A 100(1−α)% CI for μ: X̄±z_{α/2}(σ/√n) when σ known, or X̄±t_{n-1,α/2}(s/√n) when unknown. Interpretation: 100(1−α)% of repeated CIs contain μ, NOT P(μ in CI)=1−α (μ is fixed, CI is random). t-distribution used because s estimates σ.
From the distribution of the sample mean, you know that if X₁, ..., Xₙ are i.i.d. with mean μ and standard deviation σ, then X̄ is approximately normal with mean μ and standard error σ/√n. From z-scores, you know how to standardize: Z = (X̄ − μ)/(σ/√n) ~ N(0,1). A confidence interval for μ reverses this: instead of computing a probability given μ, you construct a random interval that captures μ with specified probability.
Start with the case where σ is known. Since Z ~ N(0,1), you know P(−z_{α/2} ≤ Z ≤ z_{α/2}) = 1 − α, where z_{α/2} is the value cutting off area α/2 in each tail. Substitute Z = (X̄ − μ)/(σ/√n) and rearrange to isolate μ: P(X̄ − z_{α/2}·σ/√n ≤ μ ≤ X̄ + z_{α/2}·σ/√n) = 1 − α. The interval [X̄ ± z_{α/2}·σ/√n] is the z-interval. For 95% confidence, z_{α/2} ≈ 1.96, giving roughly X̄ ± 2 standard errors. The margin of error σ/√n shrinks as n grows — more data means a tighter interval, as expected.

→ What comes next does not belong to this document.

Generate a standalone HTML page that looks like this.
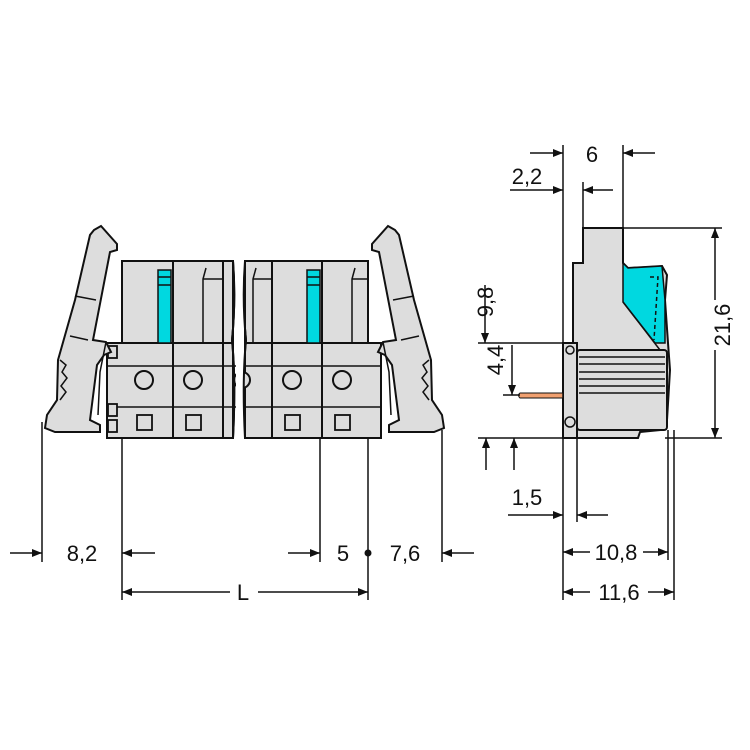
<!DOCTYPE html>
<html><head><meta charset="utf-8"><style>
body{margin:0;background:#fff}
svg{display:block}
text{font-family:"Liberation Sans Narrow","Liberation Sans",sans-serif;font-size:22px;fill:#111}
</style></head><body>
<svg width="750" height="750" viewBox="0 0 750 750" xmlns="http://www.w3.org/2000/svg">
<defs>
<marker id="a" markerWidth="10" markerHeight="8" refX="10" refY="4" orient="auto" markerUnits="userSpaceOnUse"><path d="M0,0 L10,4 L0,8z" fill="#111"/></marker>
<g id="latch">
<path d="M94,230 L101,226 L117,244 L117,250 L110,252 L93,340 L106,342 L111,352 L104,355 L97,365 L90,420 L100,425 L100,432 L55,432 L45,428 L47,415 L57,400 L58,360 L75,300 L90,235Z" fill="#ddd" stroke="#111" stroke-width="2"/>
<path d="M96,300 L75,296 M88,340 L70,336 M60,360 L66,365 L62,372 L67,378 L61,386 L66,392 L60,400" fill="none" stroke="#111" stroke-width="1.5"/>
<path d="M106,342 L100,372 L98,415" fill="none" stroke="#111" stroke-width="1.5"/>
</g>
</defs>
<g stroke="#111" stroke-width="1.5" fill="none">
<!-- left view body -->
<rect x="107" y="343" width="126" height="95" fill="#ddd" stroke-width="2"/>
<rect x="122" y="261" width="111" height="82" fill="#ddd" stroke-width="2"/>
<rect x="245" y="343" width="136" height="95" fill="#ddd" stroke-width="2"/>
<rect x="245" y="261" width="123" height="82" fill="#ddd" stroke-width="2"/>
<rect x="236" y="255" width="8" height="190" fill="#fff" stroke="none"/>
<path d="M233,261 Q236,300 232,340 Q236,380 233,438 M245,261 Q242,300 246,340 Q242,380 245,438" stroke-width="2"/>
<line x1="107" y1="366" x2="381" y2="366"/><line x1="107" y1="407" x2="381" y2="407"/>
<line x1="122" y1="343" x2="233" y2="343" stroke-width="2"/><line x1="245" y1="343" x2="368" y2="343" stroke-width="2"/>
<g stroke-width="2"><line x1="173" y1="261" x2="173" y2="438"/><line x1="223" y1="261" x2="223" y2="438"/><line x1="272" y1="261" x2="272" y2="438"/><line x1="322" y1="261" x2="322" y2="438"/></g>
<path d="M203,343 V279 L206,268 M203,279 H223 M352,343 V279 L355,268 M352,279 H368 M253,343 V279 L256,268 M253,279 H272"/>
<rect x="158" y="270" width="13" height="73" fill="#00d8e0"/><rect x="307" y="270" width="13" height="73" fill="#00d8e0"/>
<path d="M158,277 H171 M158,285 H171 M307,277 H320 M307,285 H320"/>
<g fill="#ddd" stroke-width="2"><circle cx="144" cy="380" r="9"/><circle cx="193" cy="380" r="9"/><circle cx="242" cy="380" r="8"/><circle cx="292" cy="380" r="9"/><circle cx="342" cy="380" r="9"/></g>
<g fill="#ddd" stroke-width="1.8"><rect x="137" y="415" width="15" height="15"/><rect x="186" y="415" width="15" height="15"/><rect x="285" y="415" width="15" height="15"/><rect x="335" y="415" width="15" height="15"/>
<rect x="108" y="346" width="9" height="12"/><rect x="108" y="404" width="9" height="12"/><rect x="108" y="420" width="9" height="12"/></g>
</g>
<rect x="236" y="255" width="8" height="190" fill="#fff"/>
<path d="M233,261 Q236,300 232,340 Q236,380 233,438 M245,261 Q242,300 246,340 Q242,380 245,438" stroke="#111" stroke-width="2" fill="none"/>
<use href="#latch"/>
<use href="#latch" transform="translate(489,0) scale(-1,1)"/>

<!-- side view -->
<g stroke="#111" fill="none" stroke-width="1.5">
<path d="M573,263 H583 V228 H623 V263 L628,268 L662,266 L667,275 L665,300 L668,343 L670,370 L667,420 L660,430 L640,432 L638,438 L577,438 V350 L573,345Z" fill="#ddd" stroke-width="2"/>
<path d="M628,268 L662,266 L665,300 L665,343 L655,343 L623,302 V263Z" fill="#00d8e0"/>
<path d="M623,302 L660,350" />
<path d="M650,277 L658,277 L654,340" stroke-dasharray="4,3"/>
<rect x="563" y="343" width="14" height="95" fill="#ddd" stroke-width="2"/>
<rect x="577" y="350" width="90" height="80" rx="3" fill="#ddd" stroke-width="2"/>
<path d="M579,357 H665 M579,364 H665 M579,372 H665 M579,379 H665 M579,386 H665 M579,393 H665" />
<circle cx="570" cy="422" r="5" fill="#ddd"/><circle cx="570" cy="350" r="4" fill="#ddd"/>
<path d="M520,393 H563 V398 H520 Q517,395 520,393Z" fill="#f0a070" stroke-width="1"/>
<!-- extension lines -->
<line x1="563" y1="145" x2="563" y2="600"/>
<line x1="583" y1="182" x2="583" y2="228"/>
<line x1="623" y1="145" x2="623" y2="228"/>
<line x1="623" y1="228" x2="722" y2="228"/>
<line x1="665" y1="438" x2="722" y2="438"/>
<line x1="478" y1="438" x2="577" y2="438"/>
<line x1="478" y1="343" x2="577" y2="343"/>
<line x1="503" y1="395" x2="520" y2="395"/>
<line x1="577" y1="438" x2="577" y2="522"/>
<line x1="668" y1="430" x2="668" y2="560"/>
<line x1="674" y1="430" x2="674" y2="600"/>
<!-- dims -->
<line x1="530" y1="153" x2="563" y2="153" marker-end="url(#a)"/>
<line x1="655" y1="153" x2="623" y2="153" marker-end="url(#a)"/>
<line x1="510" y1="190" x2="563" y2="190" marker-end="url(#a)"/>
<line x1="613" y1="190" x2="583" y2="190" marker-end="url(#a)"/>
<line x1="715" y1="300" x2="715" y2="228" marker-end="url(#a)"/>
<line x1="715" y1="350" x2="715" y2="438" marker-end="url(#a)"/>
<line x1="485" y1="285" x2="485" y2="343" marker-end="url(#a)"/>
<line x1="512" y1="345" x2="512" y2="395" marker-end="url(#a)"/>
<line x1="486" y1="470" x2="486" y2="438" marker-end="url(#a)"/>
<line x1="514" y1="470" x2="514" y2="438" marker-end="url(#a)"/>
<line x1="508" y1="515" x2="563" y2="515" marker-end="url(#a)"/>
<line x1="608" y1="515" x2="577" y2="515" marker-end="url(#a)"/>
<line x1="590" y1="552" x2="563" y2="552" marker-end="url(#a)"/>
<line x1="643" y1="552" x2="668" y2="552" marker-end="url(#a)"/>
<line x1="590" y1="592" x2="563" y2="592" marker-end="url(#a)"/>
<line x1="648" y1="592" x2="674" y2="592" marker-end="url(#a)"/>
<!-- left dims -->
<line x1="42" y1="422" x2="42" y2="562"/>
<line x1="122" y1="438" x2="122" y2="600"/>
<line x1="320" y1="438" x2="320" y2="562"/>
<line x1="368" y1="438" x2="368" y2="600"/>
<line x1="442" y1="430" x2="442" y2="562"/>
<line x1="10" y1="553" x2="42" y2="553" marker-end="url(#a)"/>
<line x1="155" y1="553" x2="122" y2="553" marker-end="url(#a)"/>
<line x1="288" y1="553" x2="320" y2="553" marker-end="url(#a)"/>
<line x1="474" y1="553" x2="442" y2="553" marker-end="url(#a)"/>
<line x1="230" y1="592" x2="122" y2="592" marker-end="url(#a)"/>
<line x1="258" y1="592" x2="368" y2="592" marker-end="url(#a)"/>
</g>
<circle cx="368" cy="553" r="3.5" fill="#111"/>
<text x="82" y="561" text-anchor="middle">8,2</text>
<text x="343" y="561" text-anchor="middle">5</text>
<text x="405" y="561" text-anchor="middle">7,6</text>
<text x="243" y="600" text-anchor="middle">L</text>
<text x="592" y="162" text-anchor="middle">6</text>
<text x="527" y="184" text-anchor="middle">2,2</text>
<text x="527" y="505" text-anchor="middle">1,5</text>
<text x="616" y="560" text-anchor="middle">10,8</text>
<text x="619" y="600" text-anchor="middle">11,6</text>
<text transform="translate(730,325) rotate(-90)" text-anchor="middle">21,6</text>
<text transform="translate(493,302) rotate(-90)" text-anchor="middle">9,8</text>
<text transform="translate(503,360) rotate(-90)" text-anchor="middle">4,4</text>
</svg>
</body></html>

When σ is unknown (the realistic case), you replace it with the sample standard deviation s. This changes the distribution: the quantity (X̄ − μ)/(s/√n) follows a t-distribution with n−1 degrees of freedom, not a standard normal. The t-distribution is symmetric and bell-shaped like the normal but has heavier tails, especially when n is small, reflecting the additional uncertainty from estimating σ. As n increases, the t-distribution approaches N(0,1), and the t-interval approaches the z-interval. The t-interval [X̄ ± t_{n-1, α/2}·s/√n] is the correct formula for practice whenever σ is unknown.
The most critical conceptual point: the confidence level describes the *procedure*, not any specific computed interval. Once you observe data and compute, say, [3.1, 4.7], the parameter μ either is or is not in that interval — there is no probability about it. "95% confidence" means that if you repeated the entire process (new sample, new CI) many times, 95% of the resulting intervals would contain μ. The interval is the random object; μ is fixed. Holding this picture clearly — the interval moves across repetitions, μ stays put — prevents the most common misinterpretation and builds the right foundation for hypothesis testing.